Building off the National Writing Project model, a day at camp included improv, free writing and sharing in giant circle, and crossing out words and letters to create “black out” poetry. Writers penned “letters to the editor,” shared journal reflections, and heard from visiting screenwriters, published scientists, and journalists.The pieces often focused on issues that are central to the campers’ Southwestern community, such as traditional folklore or water conservation.
“As writers who are interested in STEM, the camp helped the students see they’re really going out into the world with a beautiful skill set,” Tellez-Trujillo said.

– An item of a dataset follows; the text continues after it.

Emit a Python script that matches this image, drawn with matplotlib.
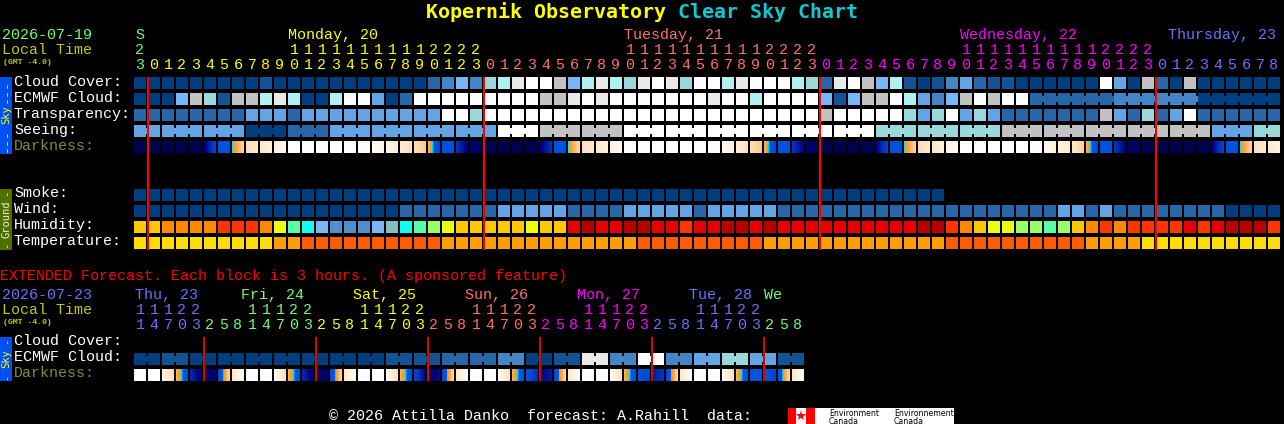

Through the camp, one student named Nico realized he wasn’t interested in pursuing a full-on STEM career long-term, but that he still wanted to challenge himself to weave his interest in mathematics into his love of fiction.
Ink Spilling and Girlhood Remixed started in 2013 on a shoestring budget. When a waiting list emerged, the organizers decided to expand the camps. The LRNG grants supported the camps’ growth, as well as the follow-up sessions later in the year where students discussed how their takeaways from the camp have impacted their in-school learning. The Borderlands Writing Project is sharing these lessons with their local community of teachers in New Mexico. The takeaways (gleaned from both the students and the camp facilitators) have become a part of a set of teacher resources and related curriculum used for professional development support.
Most importantly, many of the students have continued writing or are now taking their new skills into personal projects of their own making. That includes Lina and Maya, the twin sisters who fundraise for people who are homeless. After Girlhood Remixed, they started planning how they could create a website or a video for the following winter, and use their new-found tech skills out in their own community.